[Plotting code records]
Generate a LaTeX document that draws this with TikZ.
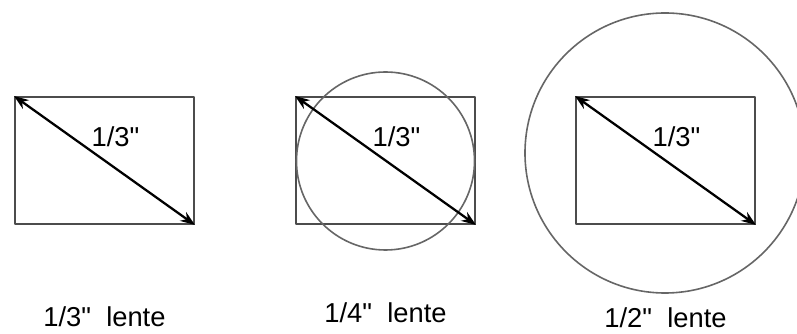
\documentclass[tikz,border=0pt]{standalone}
\usepackage{fontspec}
\newfontfamily\labelfont{Liberation Sans}
\usetikzlibrary{arrows.meta}

\begin{document}
\begin{tikzpicture}[x=0.75pt,y=-0.75pt,>={Stealth[length=11pt,width=8pt]},line cap=round,line join=round,
  sensor/.style={draw=black!70,line width=1.5pt,minimum width=134.25pt,minimum height=95.25pt,inner sep=0pt},
  lens/.style={circle,draw=black!60,line width=1.2pt,inner sep=0pt},
  diag/.style={<->,line width=1.7pt,black},
  size/.style={font=\labelfont\fontsize{20.5}{24}\selectfont,inner sep=0pt},
  caption/.style={font=\labelfont\fontsize{20.5}{24}\selectfont,inner sep=0pt}]
\useasboundingbox (0,0) rectangle (797,334);
% sensor frames
\node[sensor] (r1) at (104.5,160.5) {};
\node[sensor] (r2) at (385.5,160.5) {};
\node[sensor] (r3) at (665.5,160.5) {};
% lens circles
\node[lens,minimum size=133.5pt] (c2) at (385.5,161) {};
\node[lens,minimum size=210pt] (c3) at (665,153) {};
% diagonals
\draw[diag] (r1.north west) -- (r1.south east);
\draw[diag] (r2.north west) -- (r2.south east);
\draw[diag] (r3.north west) -- (r3.south east);
\node[size] (d1) at (115.5,137) {1/3"};
\node[size] (d2) at (396.5,137) {1/3"};
\node[size] (d3) at (676.5,137) {1/3"};
% captions
\node[caption] (l1) at (104.5,317) {1/3"\ \ lente};
\node[caption] (l2) at (385.5,313) {1/4"\ \ lente};
\node[caption] (l3) at (665.5,318) {1/2"\ \ lente};
\end{tikzpicture}
\end{document}
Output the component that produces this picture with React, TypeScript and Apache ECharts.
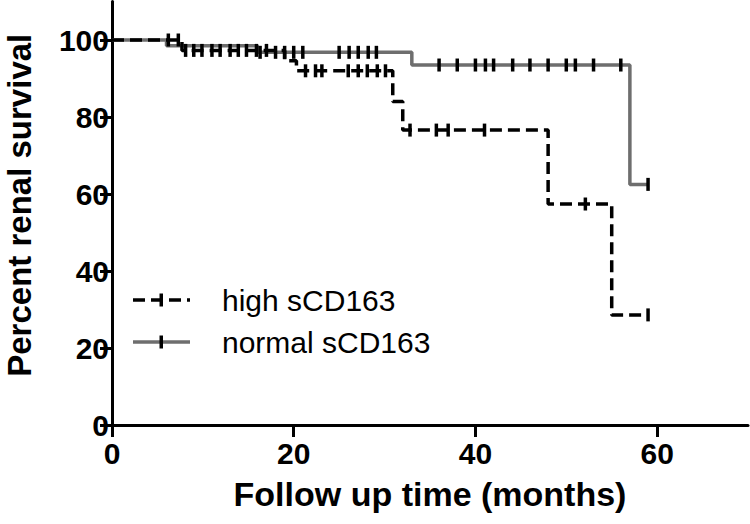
import React, { useEffect, useRef } from "react";
import * as echarts from "echarts";

// ---- data ----
const xTickValues = [0, 20, 40, 60];
const yTickValues = [0, 20, 40, 60, 80, 100];

const highName = "high sCD163";
const highEventTimes = [0, 7.7, 19.0, 20.3, 30.9, 32.0, 48.0, 55.0];
const highEventSurvival = [100, 97.3, 94.6, 92.0, 84.0, 76.6, 57.4, 28.6];
const highCensorTimes = [
  6.2, 7.3, 8.1, 9.0, 9.9, 11.0, 11.9, 13.0, 13.9, 14.8, 15.9, 17.0,
  21.3, 22.4, 23.1, 26.0, 27.1, 28.1, 29.2, 30.1,
  32.8, 35.7, 37.0, 41.0, 52.1, 59.0,
];

const normalName = "normal sCD163";
const normalEventTimes = [0, 6.0, 16.0, 33.0, 57.0];
const normalEventSurvival = [100, 98.5, 96.8, 93.5, 62.5];
const normalCensorTimes = [
  16.3, 18.0, 19.0, 20.0, 21.0, 25.0, 26.1, 27.1, 28.2, 29.1,
  36.0, 38.0, 40.0, 41.1, 42.0, 44.1, 46.0, 48.0, 50.0, 51.0, 53.0, 56.0, 59.0,
];

const FONT = '"Liberation Sans", Arial, Helvetica, sans-serif';
const GRAY = "#6e6e6e";
const DASH = [12, 6];

function buildCurve(eventTimes: number[], eventSurv: number[], censorTimes: number[]) {
  const pts: { t: number; s: number; censor: boolean }[] = [];
  eventTimes.forEach((t, i) => pts.push({ t, s: eventSurv[i], censor: false }));
  censorTimes.forEach((t) => {
    let s = eventSurv[0];
    for (let i = 0; i < eventTimes.length; i++) if (eventTimes[i] <= t) s = eventSurv[i];
    pts.push({ t, s, censor: true });
  });
  pts.sort((a, b) => a.t - b.t || (a.censor ? 1 : 0) - (b.censor ? 1 : 0));
  return pts.map((p) =>
    p.censor ? { value: [p.t, p.s] } : { value: [p.t, p.s], symbol: "none" }
  );
}

function legendItem(y: number, label: string, dashed: boolean) {
  return [
    {
      type: "line",
      shape: { x1: 133, y1: y, x2: 190, y2: y },
      style: {
        stroke: dashed ? "#000" : GRAY,
        lineWidth: 3.5,
        lineDash: dashed ? DASH : null,
      },
      silent: true,
    },
    {
      type: "rect",
      shape: { x: 159.5, y: y - 6.5, width: 3.5, height: 13 },
      style: { fill: "#000" },
      silent: true,
    },
    {
      type: "text",
      x: 222,
      y,
      style: {
        text: label,
        fontSize: 30,
        fontFamily: FONT,
        fill: "#000",
        verticalAlign: "middle",
        align: "left",
      },
      silent: true,
    },
  ];
}

export default function App() {
  const ref = useRef<HTMLDivElement>(null);
  useEffect(() => {
    if (!ref.current) return;
    const chart = echarts.init(ref.current, null, { renderer: "svg" });
    const axisLine = { lineStyle: { color: "#000", width: 3 } };
    const axisTick = { length: 12, lineStyle: { color: "#000", width: 3 } };
    const tickLabel = {
      fontSize: 30,
      fontWeight: "bold",
      color: "#000",
      fontFamily: FONT,
    };
    const censorSeries = {
      type: "line",
      step: "end",
      symbol: "rect",
      symbolSize: [3.5, 13],
      itemStyle: { color: "#000" },
      emphasis: { disabled: true },
      silent: true,
    };
    chart.setOption({
      animation: false,
      backgroundColor: "#fff",
      grid: {
        left: 112,
        right: 2,
        top: 1.5,
        bottom: 99,
        containLabel: false,
        outerBoundsMode: "none",
      },
      graphic: [...legendItem(300, highName, true), ...legendItem(342, normalName, false)],
      xAxis: {
        type: "value",
        min: 0,
        max: 70,
        name: "Follow up time (months)",
        nameLocation: "middle",
        nameGap: 52,
        nameTextStyle: { fontSize: 34, fontWeight: "bold", color: "#000", fontFamily: FONT },
        axisLine: { ...axisLine, onZero: false },
        axisTick: { ...axisTick, customValues: xTickValues },
        axisLabel: { ...tickLabel, customValues: xTickValues, margin: 13 },
        splitLine: { show: false },
      },
      yAxis: {
        type: "value",
        min: 0,
        max: 110,
        name: "Percent renal survival",
        nameLocation: "middle",
        nameGap: 76,
        nameTextStyle: {
          fontSize: 33,
          fontWeight: "bold",
          color: "#000",
          fontFamily: FONT,
          lineHeight: 33,
          padding: [0, 0, 0, 16],
        },
        axisLine: { ...axisLine, onZero: false },
        axisTick: { ...axisTick, customValues: yTickValues },
        axisLabel: { ...tickLabel, customValues: yTickValues, margin: 3 },
        splitLine: { show: false },
      },
      series: [
        {
          ...censorSeries,
          name: normalName,
          data: buildCurve(normalEventTimes, normalEventSurvival, normalCensorTimes),
          lineStyle: { color: GRAY, width: 3.5 },
          z: 2,
        },
        {
          ...censorSeries,
          name: highName,
          data: buildCurve(highEventTimes, highEventSurvival, highCensorTimes),
          lineStyle: { color: "#000", width: 3.5, type: DASH },
          z: 3,
        },
      ],
    });
    return () => chart.dispose();
  }, []);
  return (
    <div
      ref={ref}
      style={{ position: "fixed", left: 0, top: 0, width: 750, height: 524, background: "#fff" }}
    />
  );
}
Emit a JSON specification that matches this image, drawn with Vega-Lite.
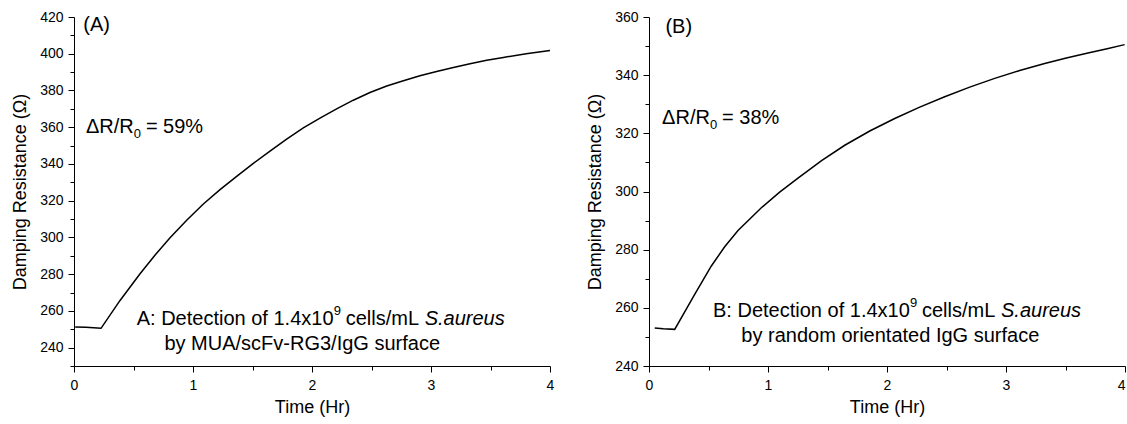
{
  "$schema": "https://vega.github.io/schema/vega-lite/v6.json",
  "background": "white",
  "padding": {"left": 11, "top": 10, "right": 2, "bottom": 5},
  "config": {
    "view": {"stroke": null},
    "font": "Liberation Sans",
    "axis": {
      "grid": false,
      "domainColor": "#000",
      "domainWidth": 1,
      "tickColor": "#000",
      "tickWidth": 1,
      "labelColor": "#000",
      "titleColor": "#000",
      "labelFont": "Liberation Sans",
      "titleFont": "Liberation Sans",
      "labelFontSize": 14,
      "titleFontSize": 18,
      "titleFontWeight": "normal",
      "labelFlush": false,
      "labelOverlap": false,
      "tickCount": 100
    },
    "text": {"font": "Liberation Sans", "color": "#000"},
    "concat": {"spacing": 32}
  },
  "datasets": {
    "curveA": [
      {"t": 0.01, "v": 251.2}, {"t": 0.1, "v": 251.1}, {"t": 0.227, "v": 250.5},
      {"t": 0.387, "v": 265.7}, {"t": 0.555, "v": 280.2}, {"t": 0.68, "v": 290.3},
      {"t": 0.807, "v": 299.8}, {"t": 0.947, "v": 309.4}, {"t": 1.087, "v": 318.2},
      {"t": 1.227, "v": 326.0}, {"t": 1.367, "v": 333.2}, {"t": 1.507, "v": 340.3},
      {"t": 1.647, "v": 347.0}, {"t": 1.787, "v": 353.5}, {"t": 1.927, "v": 359.6},
      {"t": 2.067, "v": 365.0}, {"t": 2.207, "v": 370.0}, {"t": 2.347, "v": 374.7},
      {"t": 2.487, "v": 378.9}, {"t": 2.628, "v": 382.4}, {"t": 2.768, "v": 385.3},
      {"t": 2.907, "v": 388.0}, {"t": 3.047, "v": 390.3}, {"t": 3.188, "v": 392.5},
      {"t": 3.328, "v": 394.5}, {"t": 3.468, "v": 396.4}, {"t": 3.608, "v": 398.0},
      {"t": 3.8, "v": 400.0}, {"t": 4.0, "v": 401.8}
    ],
    "curveB": [
      {"t": 0.048, "v": 253.1}, {"t": 0.12, "v": 252.8}, {"t": 0.216, "v": 252.6},
      {"t": 0.384, "v": 264.6}, {"t": 0.524, "v": 274.4}, {"t": 0.636, "v": 281.0},
      {"t": 0.748, "v": 286.6}, {"t": 0.944, "v": 294.4}, {"t": 1.098, "v": 299.8},
      {"t": 1.252, "v": 304.6}, {"t": 1.45, "v": 310.6}, {"t": 1.645, "v": 315.9},
      {"t": 1.855, "v": 320.8}, {"t": 2.065, "v": 325.1}, {"t": 2.275, "v": 329.0},
      {"t": 2.485, "v": 332.6}, {"t": 2.695, "v": 335.9}, {"t": 2.905, "v": 338.9},
      {"t": 3.115, "v": 341.6}, {"t": 3.325, "v": 344.0}, {"t": 3.507, "v": 345.9},
      {"t": 3.689, "v": 347.6}, {"t": 3.85, "v": 349.1}, {"t": 3.997, "v": 350.5}
    ],
    "textA": [
      {"t": 0.078, "v": 415.4, "label": "(A)"},
      {"t": 0.1, "v": 360, "label": "ΔR/R"},
      {"t": 0.604, "v": 360, "label": "= 59%"},
      {"t": 0.527, "v": 255.7, "label": "A: Detection of 1.4x10"},
      {"t": 2.283, "v": 255.7, "label": "cells/mL"},
      {"t": 0.76, "v": 242.1, "label": "by MUA/scFv-RG3/IgG surface"}
    ],
    "supA": [{"t": 2.182, "v": 255.7, "label": "9"}],
    "subA": [{"t": 0.503, "v": 360, "label": "0"}],
    "italicA": [{"t": 2.947, "v": 255.7, "label": "S.aureus"}],
    "textB": [
      {"t": 0.138, "v": 356.6, "label": "(B)"},
      {"t": 0.11, "v": 325.4, "label": "ΔR/R"},
      {"t": 0.614, "v": 325.4, "label": "= 38%"},
      {"t": 0.538, "v": 258.9, "label": "B: Detection of 1.4x10"},
      {"t": 2.294, "v": 258.9, "label": "cells/mL"},
      {"t": 0.776, "v": 250.3, "label": "by random orientated IgG surface"}
    ],
    "supB": [{"t": 2.193, "v": 258.9, "label": "9"}],
    "subB": [{"t": 0.513, "v": 325.4, "label": "0"}],
    "italicB": [{"t": 2.958, "v": 258.9, "label": "S.aureus"}]
  },
  "hconcat": [
    {
      "width": 476,
      "height": 349,
      "layer": [
        {
          "data": {"name": "curveA"},
          "mark": {"type": "line", "color": "#000", "strokeWidth": 1.5, "interpolate": "linear"},
          "encoding": {
            "x": {
              "field": "t", "type": "quantitative",
              "scale": {"domain": [0, 4], "nice": false, "zero": false},
              "axis": {
                "title": "Time (Hr)",
                "values": [0, 0.5, 1, 1.5, 2, 2.5, 3, 3.5, 4],
                "labelExpr": "datum.value % 1 === 0 ? toString(datum.value) : ''",
                "tickSize": {"condition": {"test": "datum.value % 1 === 0", "value": 6}, "value": 4},
                "labelPadding": 6,
                "titlePadding": 6
              }
            },
            "y": {
              "field": "v", "type": "quantitative",
              "scale": {"domain": [230, 420], "nice": false, "zero": false},
              "axis": {
                "title": "Damping Resistance (Ω)",
                "values": [230, 240, 250, 260, 270, 280, 290, 300, 310, 320, 330, 340, 350, 360, 370, 380, 390, 400, 410, 420],
                "labelExpr": "datum.value % 20 === 0 ? toString(datum.value) : ''",
                "tickSize": {"condition": {"test": "datum.value % 20 === 0", "value": 6}, "value": 4},
                "labelPadding": 5,
                "titlePadding": 10
              }
            }
          }
        },
        {
          "data": {"name": "textA"},
          "mark": {"type": "text", "align": "left", "baseline": "middle", "fontSize": 20},
          "encoding": {
            "x": {"field": "t", "type": "quantitative"},
            "y": {"field": "v", "type": "quantitative"},
            "text": {"field": "label"}
          }
        },
        {
          "data": {"name": "supA"},
          "mark": {"type": "text", "align": "left", "baseline": "middle", "fontSize": 13, "dy": -8},
          "encoding": {
            "x": {"field": "t", "type": "quantitative"},
            "y": {"field": "v", "type": "quantitative"},
            "text": {"field": "label"}
          }
        },
        {
          "data": {"name": "subA"},
          "mark": {"type": "text", "align": "left", "baseline": "middle", "fontSize": 13, "dy": 7},
          "encoding": {
            "x": {"field": "t", "type": "quantitative"},
            "y": {"field": "v", "type": "quantitative"},
            "text": {"field": "label"}
          }
        },
        {
          "data": {"name": "italicA"},
          "mark": {"type": "text", "align": "left", "baseline": "middle", "fontSize": 20, "fontStyle": "italic"},
          "encoding": {
            "x": {"field": "t", "type": "quantitative"},
            "y": {"field": "v", "type": "quantitative"},
            "text": {"field": "label"}
          }
        }
      ]
    },
    {
      "width": 476,
      "height": 349,
      "layer": [
        {
          "data": {"name": "curveB"},
          "mark": {"type": "line", "color": "#000", "strokeWidth": 1.5, "interpolate": "linear"},
          "encoding": {
            "x": {
              "field": "t", "type": "quantitative",
              "scale": {"domain": [0, 4], "nice": false, "zero": false},
              "axis": {
                "title": "Time (Hr)",
                "values": [0, 0.5, 1, 1.5, 2, 2.5, 3, 3.5, 4],
                "labelExpr": "datum.value % 1 === 0 ? toString(datum.value) : ''",
                "labelAlign": {"condition": {"test": "datum.value === 4", "value": "right"}, "value": "center"},
                "tickSize": {"condition": {"test": "datum.value % 1 === 0", "value": 6}, "value": 4},
                "labelPadding": 6,
                "titlePadding": 6
              }
            },
            "y": {
              "field": "v", "type": "quantitative",
              "scale": {"domain": [240, 360], "nice": false, "zero": false},
              "axis": {
                "title": "Damping Resistance (Ω)",
                "values": [240, 250, 260, 270, 280, 290, 300, 310, 320, 330, 340, 350, 360],
                "labelExpr": "datum.value % 20 === 0 ? toString(datum.value) : ''",
                "tickSize": {"condition": {"test": "datum.value % 20 === 0", "value": 6}, "value": 4},
                "labelPadding": 5,
                "titlePadding": 10
              }
            }
          }
        },
        {
          "data": {"name": "textB"},
          "mark": {"type": "text", "align": "left", "baseline": "middle", "fontSize": 20},
          "encoding": {
            "x": {"field": "t", "type": "quantitative"},
            "y": {"field": "v", "type": "quantitative"},
            "text": {"field": "label"}
          }
        },
        {
          "data": {"name": "supB"},
          "mark": {"type": "text", "align": "left", "baseline": "middle", "fontSize": 13, "dy": -8},
          "encoding": {
            "x": {"field": "t", "type": "quantitative"},
            "y": {"field": "v", "type": "quantitative"},
            "text": {"field": "label"}
          }
        },
        {
          "data": {"name": "subB"},
          "mark": {"type": "text", "align": "left", "baseline": "middle", "fontSize": 13, "dy": 7},
          "encoding": {
            "x": {"field": "t", "type": "quantitative"},
            "y": {"field": "v", "type": "quantitative"},
            "text": {"field": "label"}
          }
        },
        {
          "data": {"name": "italicB"},
          "mark": {"type": "text", "align": "left", "baseline": "middle", "fontSize": 20, "fontStyle": "italic"},
          "encoding": {
            "x": {"field": "t", "type": "quantitative"},
            "y": {"field": "v", "type": "quantitative"},
            "text": {"field": "label"}
          }
        }
      ]
    }
  ]
}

__WORK TO DO__.
Among the lines of the records above, count those holding the string "React", and report only the number.

__SOLUTION TO THE PROBLEM__.
2